Gruber insisted that these issues have to be addressed, though he also underlined that he was sceptical of ideas of direct public subsidies for journalistic work, worrying both about maintaining journalistic independence and about issues of how recipients of support could be held accountable.
One politician who has worked to advance the conversation is the Danish Member of the European Parliament Morten Løkkegaard (Venstre/ALDE), who recently served as rapporteur on a report about journalism and new media. In his comments Løkkegaard praised The Changing Business of Journalism and its Implications for Democracy and quoted from it that "the business of journalism is too important to leave to journalists and media managers" underlining that he—as a former journalist for both private newspapers and public broadcasters in his native Denmark—saw it as his role as a newly minted politician to push for measures to support independent quality journalism, especially at a European level.

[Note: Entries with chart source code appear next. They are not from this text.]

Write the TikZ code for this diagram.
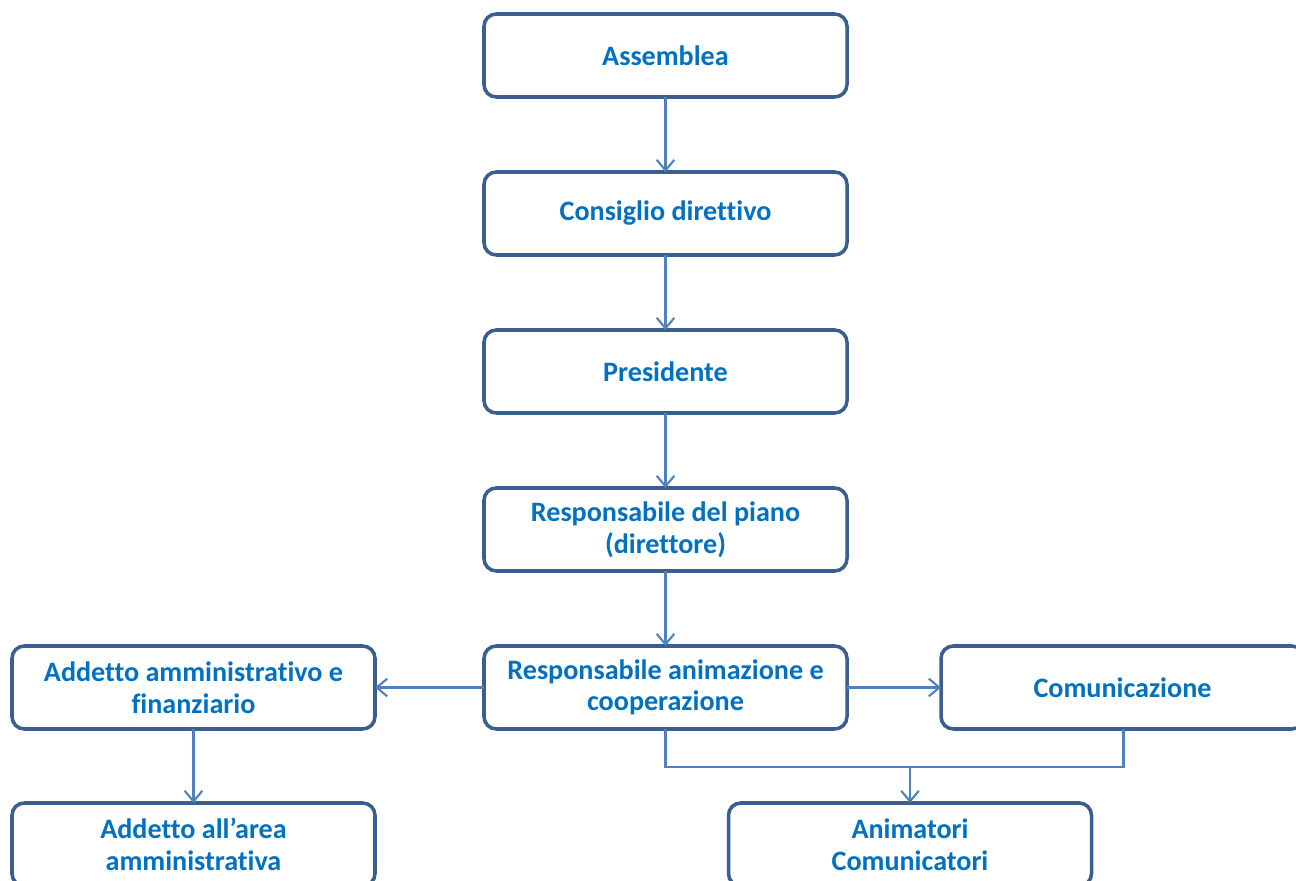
\documentclass[tikz,border=0pt]{standalone}
\usepackage{fontspec}
\setmainfont{Carlito}[Ligatures=NoCommon]
\usepackage{tikz}
\usetikzlibrary{arrows.meta,positioning}
\definecolor{boxline}{RGB}{58,95,142}
\definecolor{linkblue}{RGB}{79,129,189}
\definecolor{textblue}{RGB}{0,112,192}

\begin{document}
\begin{tikzpicture}[>={Straight Barb[length=6pt,width=10pt]},
  every node/.style={align=center},
  orgbox/.style={draw=boxline,line width=2pt,rounded corners=7pt,fill=white,
    minimum width=7.26cm,minimum height=1.66cm,outer sep=0pt,
    text=textblue,font=\bfseries\fontsize{16}{18}\selectfont},
  link/.style={->,linkblue,line width=1.2pt}]
  \useasboundingbox (0,0) rectangle (25.92,-17.62);
  % main column
  \node[orgbox] (assemblea) at (13.31,-1.11) {Assemblea};
  \node[orgbox,below=1.5cm of assemblea] (consiglio) {Consiglio direttivo};
  \node[orgbox,below=1.5cm of consiglio] (presidente) {Presidente};
  \node[orgbox,below=1.5cm of presidente] (direttore) {Responsabile del piano\\(direttore)};
  \node[orgbox,below=1.5cm of direttore] (animazione) {Responsabile animazione e\\cooperazione};
  % side boxes
  \node[orgbox,left=2.18cm of animazione] (amministrativo) {Addetto amministrativo e\\finanziario};
  \node[orgbox,right=1.88cm of animazione] (comunicazione) {Comunicazione};
  \node[orgbox,below=1.48cm of amministrativo] (area) {Addetto all’area\\amministrativa};
  \node[orgbox,below=1.48cm of animazione,xshift=4.89cm] (animatori) {Animatori\\Comunicatori};
  \coordinate (merge) at ([yshift=-0.76cm]animazione.south -| animatori.north);
  % connectors
  \draw[link] (assemblea) -- (consiglio);
  \draw[link] (consiglio) -- (presidente);
  \draw[link] (presidente) -- (direttore);
  \draw[link] (direttore) -- (animazione);
  \draw[link] (animazione) -- (amministrativo);
  \draw[link] (animazione) -- (comunicazione);
  \draw[link] (amministrativo) -- (area);
  \draw[linkblue,line width=1.2pt] (animazione.south) |- (merge)
    -| ([xshift=0.02cm]comunicazione.south);
  \draw[link] (merge) -- (animatori);
\end{tikzpicture}
\end{document}
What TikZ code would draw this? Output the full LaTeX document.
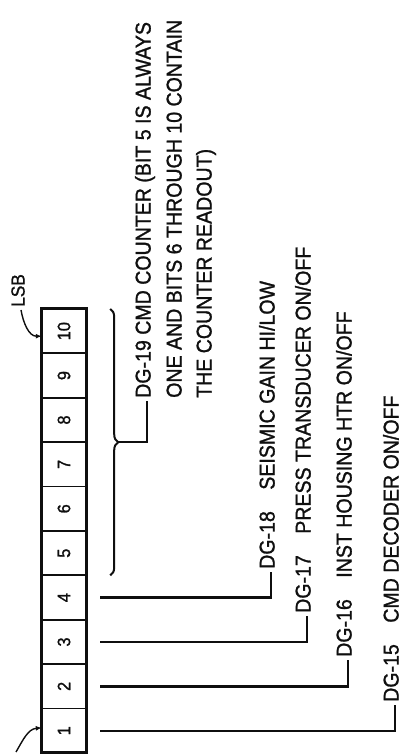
\documentclass[tikz,border=0pt]{standalone}
\usepackage{fontspec}
\setmainfont{Liberation Sans}[FakeStretch=0.91,RawFeature={embolden=1.2}]
\usetikzlibrary{calc,arrows.meta,decorations.pathreplacing}
\definecolor{ink}{RGB}{15,15,15}
\newcommand{\lblfont}{\fontsize{21.5}{25}\selectfont}
\newcommand{\bitfont}{\fontsize{18}{20}\selectfont}

\begin{document}
\begin{tikzpicture}[x=1pt,y=1pt,
  bit/.style={draw=ink,line width=1.8pt,minimum size=44.4pt,inner sep=0pt,outer sep=0pt,font=\bitfont,text=ink},
  lbl/.style={rotate=90,anchor=west,inner sep=3pt,text height=0.72em,text depth=0pt,font=\lblfont,text=ink},
  wire/.style={draw=ink,line width=2.4pt},
  tag/.style={draw=ink,line width=1.4pt,-{Latex[length=6pt,width=5pt]}}]
\useasboundingbox (0,0) rectangle (403,756);
\foreach \i in {1,...,10}
  \node[bit] (b\i) at (64,{3+44.4*(\i-0.5)}) {\rotatebox{90}{\i}};
\draw[ink,line width=3pt] (b1.south west) rectangle (b10.north east);
\node[lbl,font=\fontsize{19}{20}\selectfont] (lsb) at (21,446) {LSB};
\draw[tag] (lsb.west) to[out=-80,in=180] ([yshift=-5pt]b10.west);
\coordinate (msb) at (16,4);
\draw[tag] (msb) to[out=60,in=185] ([yshift=3pt]b1.west);
\node[lbl] (dg15) at (395,51) {DG-15\quad CMD DECODER ON/OFF};
\node[lbl] (dg16) at (348,96) {DG-16\quad INST HOUSING HTR ON/OFF};
\node[lbl] (dg17) at (307,140) {DG-17\quad PRESS TRANSDUCER ON/OFF};
\node[lbl] (dg18) at (271,184) {DG-18\quad SEISMIC GAIN HI/LOW};
\node[lbl] (dg19) at (147,355) {DG-19 CMD COUNTER (BIT 5 IS ALWAYS};
\node[lbl] (dg19b) at ([xshift=31pt]dg19.west) {ONE AND BITS 6 THROUGH 10 CONTAIN};
\node[lbl] (dg19c) at ([xshift=61pt]dg19.west) {THE COUNTER READOUT)};
\draw[wire] ([xshift=14pt]b1.east) -| (dg15.west);
\draw[wire] ([xshift=14pt]b2.east) -| (dg16.west);
\draw[wire] ([xshift=14pt]b3.east) -| (dg17.west);
\draw[wire] ([xshift=14pt]b4.east) -| (dg18.west);
\draw[ink,line width=2pt,decorate,decoration={brace,amplitude=8pt}]
  ([xshift=24pt]b10.north east) -- ([xshift=24pt]b5.south east);
\coordinate (tip) at ($(b10.north east)!.5!(b5.south east)+(32pt,0)$);
\draw[wire] (tip) -| (dg19.west);
\end{tikzpicture}
\end{document}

He mentioned the desire of the EP to support investigative journalism and how this had run into problems around ensuring independence and used recent controversies surrounding media legislation in Hungary to illustrate the importance of striking the right balance between a public role in a mixed media landscape, accountability of recipients of public support, and continued journalistic independence and professional integrity. He insisted that his own experience—as a political liberal and an experienced investigative journalist—did not convince him that there was a necessary incompatibility between public support and editorial autonomy.
Adam Watson Brown from the European Commission made clear that he too thought the European Union should work with professional journalists, the media industry, and with member states to address the question of the future of the media, suggesting that a group would be established to discuss the issue and make sure that ideas and insights flowed freely between countries.
The following discussion ranged widely, from differences and similarities between the media in the US and in Europe, over pay walls, tablets, and mobile phones as the tools with which a future for the news industry could be built, and to distinctions between legacy media and new entrants as recipients of subsidies.
David Levy ended the discussion by reiterating the need to continue the conversation and the exchange of knowledge and ideas across national boundaries, to make sure that we can continually take stock of what is being done, how well it works, and evaluate whether what has been practiced in one place may or may not be applicable elsewhere.
Effective decisions, both amongst journalistic professionals, media managers, and media policymakers must, he insisted, be based on better knowledge and comparative analysis of the problems at hand. Thus was the motivation behind the book, the event itself, and the ongoing work of the Reuters Institute.